_Task goal_
Copy everything in the listing below word for word, apart from any images.

[begin Provided material]

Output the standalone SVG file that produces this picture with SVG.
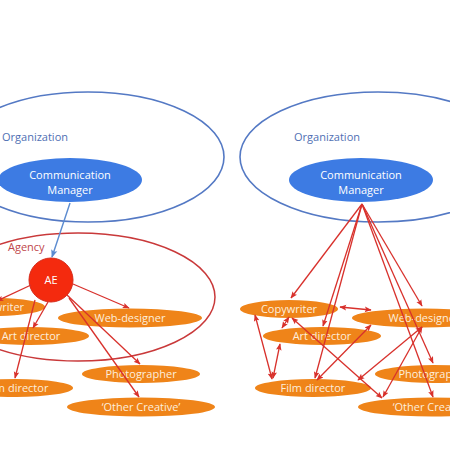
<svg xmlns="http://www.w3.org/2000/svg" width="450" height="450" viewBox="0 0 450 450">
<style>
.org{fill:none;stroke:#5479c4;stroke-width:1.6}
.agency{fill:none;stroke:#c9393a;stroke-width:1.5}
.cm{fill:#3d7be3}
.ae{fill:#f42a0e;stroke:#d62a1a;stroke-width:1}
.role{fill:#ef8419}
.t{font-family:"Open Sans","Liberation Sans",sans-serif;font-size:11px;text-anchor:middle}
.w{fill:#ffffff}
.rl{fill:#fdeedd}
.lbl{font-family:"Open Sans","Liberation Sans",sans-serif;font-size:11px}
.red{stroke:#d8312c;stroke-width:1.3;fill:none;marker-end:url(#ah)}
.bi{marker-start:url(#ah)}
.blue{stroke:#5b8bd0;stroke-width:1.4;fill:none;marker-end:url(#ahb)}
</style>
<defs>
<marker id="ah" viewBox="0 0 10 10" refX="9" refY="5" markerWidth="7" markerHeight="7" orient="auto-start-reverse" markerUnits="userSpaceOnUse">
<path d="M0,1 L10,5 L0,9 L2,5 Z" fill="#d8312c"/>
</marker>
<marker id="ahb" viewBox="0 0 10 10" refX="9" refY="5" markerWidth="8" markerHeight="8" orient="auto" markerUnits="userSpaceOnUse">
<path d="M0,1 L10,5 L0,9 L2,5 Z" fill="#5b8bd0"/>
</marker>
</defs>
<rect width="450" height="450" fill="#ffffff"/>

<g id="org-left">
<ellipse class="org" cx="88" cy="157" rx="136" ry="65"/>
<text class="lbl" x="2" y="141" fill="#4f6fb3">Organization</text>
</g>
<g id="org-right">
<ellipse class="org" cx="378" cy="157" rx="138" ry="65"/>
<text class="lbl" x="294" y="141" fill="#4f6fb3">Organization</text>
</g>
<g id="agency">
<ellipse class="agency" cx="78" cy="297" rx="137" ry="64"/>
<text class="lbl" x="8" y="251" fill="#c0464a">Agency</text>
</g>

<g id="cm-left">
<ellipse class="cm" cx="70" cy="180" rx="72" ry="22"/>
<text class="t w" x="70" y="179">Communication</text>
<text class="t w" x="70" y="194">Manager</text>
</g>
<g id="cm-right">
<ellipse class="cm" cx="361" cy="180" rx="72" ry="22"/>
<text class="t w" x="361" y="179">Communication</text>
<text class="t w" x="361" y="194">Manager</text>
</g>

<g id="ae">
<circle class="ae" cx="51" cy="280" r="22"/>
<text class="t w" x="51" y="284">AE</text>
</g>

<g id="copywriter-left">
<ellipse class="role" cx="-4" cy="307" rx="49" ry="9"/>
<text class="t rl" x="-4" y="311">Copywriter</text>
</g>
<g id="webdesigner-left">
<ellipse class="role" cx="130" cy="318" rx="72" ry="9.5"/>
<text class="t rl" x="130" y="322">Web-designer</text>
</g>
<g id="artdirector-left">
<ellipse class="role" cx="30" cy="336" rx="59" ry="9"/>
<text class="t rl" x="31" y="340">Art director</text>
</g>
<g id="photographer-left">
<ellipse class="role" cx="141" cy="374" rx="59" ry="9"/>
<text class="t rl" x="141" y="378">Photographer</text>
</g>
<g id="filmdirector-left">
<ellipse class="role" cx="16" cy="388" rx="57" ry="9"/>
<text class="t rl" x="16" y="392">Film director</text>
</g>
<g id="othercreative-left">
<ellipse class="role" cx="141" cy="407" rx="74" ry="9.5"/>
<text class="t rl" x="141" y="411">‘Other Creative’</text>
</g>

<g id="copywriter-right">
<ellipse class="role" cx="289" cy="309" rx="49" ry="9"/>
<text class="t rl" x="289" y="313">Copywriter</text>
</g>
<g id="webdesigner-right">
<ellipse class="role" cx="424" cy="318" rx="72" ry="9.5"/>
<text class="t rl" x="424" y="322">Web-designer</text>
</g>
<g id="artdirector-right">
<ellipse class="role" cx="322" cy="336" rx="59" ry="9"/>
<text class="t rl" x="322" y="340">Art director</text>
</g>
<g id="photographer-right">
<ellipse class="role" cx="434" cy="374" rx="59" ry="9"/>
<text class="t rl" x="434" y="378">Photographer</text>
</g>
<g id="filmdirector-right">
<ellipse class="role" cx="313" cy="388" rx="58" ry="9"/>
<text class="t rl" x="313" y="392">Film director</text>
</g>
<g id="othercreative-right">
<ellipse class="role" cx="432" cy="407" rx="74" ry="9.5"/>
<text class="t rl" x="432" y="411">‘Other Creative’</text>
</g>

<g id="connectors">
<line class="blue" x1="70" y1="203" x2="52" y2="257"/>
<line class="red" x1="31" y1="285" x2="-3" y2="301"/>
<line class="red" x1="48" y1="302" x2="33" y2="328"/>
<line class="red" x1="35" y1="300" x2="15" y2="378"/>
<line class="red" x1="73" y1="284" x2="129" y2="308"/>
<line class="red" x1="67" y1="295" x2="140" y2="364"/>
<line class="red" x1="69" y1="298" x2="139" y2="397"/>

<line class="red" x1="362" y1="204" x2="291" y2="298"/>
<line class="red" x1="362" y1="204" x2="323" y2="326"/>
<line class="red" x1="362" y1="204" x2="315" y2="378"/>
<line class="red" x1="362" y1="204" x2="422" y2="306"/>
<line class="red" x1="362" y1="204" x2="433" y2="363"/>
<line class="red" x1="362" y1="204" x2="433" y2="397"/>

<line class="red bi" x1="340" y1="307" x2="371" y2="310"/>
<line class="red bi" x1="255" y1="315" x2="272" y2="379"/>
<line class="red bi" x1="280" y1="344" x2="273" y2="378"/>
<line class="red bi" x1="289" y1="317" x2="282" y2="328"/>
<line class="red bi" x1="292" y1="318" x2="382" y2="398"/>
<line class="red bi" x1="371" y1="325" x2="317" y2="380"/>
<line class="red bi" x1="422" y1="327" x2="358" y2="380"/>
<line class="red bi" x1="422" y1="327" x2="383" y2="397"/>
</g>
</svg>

[end Provided material]

_Solution_
Output the standalone SVG file that produces this picture with SVG.
<svg xmlns="http://www.w3.org/2000/svg" width="450" height="450" viewBox="0 0 450 450">
<style>
.org{fill:none;stroke:#5479c4;stroke-width:1.6}
.agency{fill:none;stroke:#c9393a;stroke-width:1.5}
.cm{fill:#3d7be3}
.ae{fill:#f42a0e;stroke:#d62a1a;stroke-width:1}
.role{fill:#ef8419}
.t{font-family:"Open Sans","Liberation Sans",sans-serif;font-size:11px;text-anchor:middle}
.w{fill:#ffffff}
.rl{fill:#fdeedd}
.lbl{font-family:"Open Sans","Liberation Sans",sans-serif;font-size:11px}
.red{stroke:#d8312c;stroke-width:1.3;fill:none;marker-end:url(#ah)}
.bi{marker-start:url(#ah)}
.blue{stroke:#5b8bd0;stroke-width:1.4;fill:none;marker-end:url(#ahb)}
</style>
<defs>
<marker id="ah" viewBox="0 0 10 10" refX="9" refY="5" markerWidth="7" markerHeight="7" orient="auto-start-reverse" markerUnits="userSpaceOnUse">
<path d="M0,1 L10,5 L0,9 L2,5 Z" fill="#d8312c"/>
</marker>
<marker id="ahb" viewBox="0 0 10 10" refX="9" refY="5" markerWidth="8" markerHeight="8" orient="auto" markerUnits="userSpaceOnUse">
<path d="M0,1 L10,5 L0,9 L2,5 Z" fill="#5b8bd0"/>
</marker>
</defs>
<rect width="450" height="450" fill="#ffffff"/>

<g id="org-left">
<ellipse class="org" cx="88" cy="157" rx="136" ry="65"/>
<text class="lbl" x="2" y="141" fill="#4f6fb3">Organization</text>
</g>
<g id="org-right">
<ellipse class="org" cx="378" cy="157" rx="138" ry="65"/>
<text class="lbl" x="294" y="141" fill="#4f6fb3">Organization</text>
</g>
<g id="agency">
<ellipse class="agency" cx="78" cy="297" rx="137" ry="64"/>
<text class="lbl" x="8" y="251" fill="#c0464a">Agency</text>
</g>

<g id="cm-left">
<ellipse class="cm" cx="70" cy="180" rx="72" ry="22"/>
<text class="t w" x="70" y="179">Communication</text>
<text class="t w" x="70" y="194">Manager</text>
</g>
<g id="cm-right">
<ellipse class="cm" cx="361" cy="180" rx="72" ry="22"/>
<text class="t w" x="361" y="179">Communication</text>
<text class="t w" x="361" y="194">Manager</text>
</g>

<g id="ae">
<circle class="ae" cx="51" cy="280" r="22"/>
<text class="t w" x="51" y="284">AE</text>
</g>

<g id="copywriter-left">
<ellipse class="role" cx="-4" cy="307" rx="49" ry="9"/>
<text class="t rl" x="-4" y="311">Copywriter</text>
</g>
<g id="webdesigner-left">
<ellipse class="role" cx="130" cy="318" rx="72" ry="9.5"/>
<text class="t rl" x="130" y="322">Web-designer</text>
</g>
<g id="artdirector-left">
<ellipse class="role" cx="30" cy="336" rx="59" ry="9"/>
<text class="t rl" x="31" y="340">Art director</text>
</g>
<g id="photographer-left">
<ellipse class="role" cx="141" cy="374" rx="59" ry="9"/>
<text class="t rl" x="141" y="378">Photographer</text>
</g>
<g id="filmdirector-left">
<ellipse class="role" cx="16" cy="388" rx="57" ry="9"/>
<text class="t rl" x="16" y="392">Film director</text>
</g>
<g id="othercreative-left">
<ellipse class="role" cx="141" cy="407" rx="74" ry="9.5"/>
<text class="t rl" x="141" y="411">‘Other Creative’</text>
</g>

<g id="copywriter-right">
<ellipse class="role" cx="289" cy="309" rx="49" ry="9"/>
<text class="t rl" x="289" y="313">Copywriter</text>
</g>
<g id="webdesigner-right">
<ellipse class="role" cx="424" cy="318" rx="72" ry="9.5"/>
<text class="t rl" x="424" y="322">Web-designer</text>
</g>
<g id="artdirector-right">
<ellipse class="role" cx="322" cy="336" rx="59" ry="9"/>
<text class="t rl" x="322" y="340">Art director</text>
</g>
<g id="photographer-right">
<ellipse class="role" cx="434" cy="374" rx="59" ry="9"/>
<text class="t rl" x="434" y="378">Photographer</text>
</g>
<g id="filmdirector-right">
<ellipse class="role" cx="313" cy="388" rx="58" ry="9"/>
<text class="t rl" x="313" y="392">Film director</text>
</g>
<g id="othercreative-right">
<ellipse class="role" cx="432" cy="407" rx="74" ry="9.5"/>
<text class="t rl" x="432" y="411">‘Other Creative’</text>
</g>

<g id="connectors">
<line class="blue" x1="70" y1="203" x2="52" y2="257"/>
<line class="red" x1="31" y1="285" x2="-3" y2="301"/>
<line class="red" x1="48" y1="302" x2="33" y2="328"/>
<line class="red" x1="35" y1="300" x2="15" y2="378"/>
<line class="red" x1="73" y1="284" x2="129" y2="308"/>
<line class="red" x1="67" y1="295" x2="140" y2="364"/>
<line class="red" x1="69" y1="298" x2="139" y2="397"/>

<line class="red" x1="362" y1="204" x2="291" y2="298"/>
<line class="red" x1="362" y1="204" x2="323" y2="326"/>
<line class="red" x1="362" y1="204" x2="315" y2="378"/>
<line class="red" x1="362" y1="204" x2="422" y2="306"/>
<line class="red" x1="362" y1="204" x2="433" y2="363"/>
<line class="red" x1="362" y1="204" x2="433" y2="397"/>

<line class="red bi" x1="340" y1="307" x2="371" y2="310"/>
<line class="red bi" x1="255" y1="315" x2="272" y2="379"/>
<line class="red bi" x1="280" y1="344" x2="273" y2="378"/>
<line class="red bi" x1="289" y1="317" x2="282" y2="328"/>
<line class="red bi" x1="292" y1="318" x2="382" y2="398"/>
<line class="red bi" x1="371" y1="325" x2="317" y2="380"/>
<line class="red bi" x1="422" y1="327" x2="358" y2="380"/>
<line class="red bi" x1="422" y1="327" x2="383" y2="397"/>
</g>
</svg>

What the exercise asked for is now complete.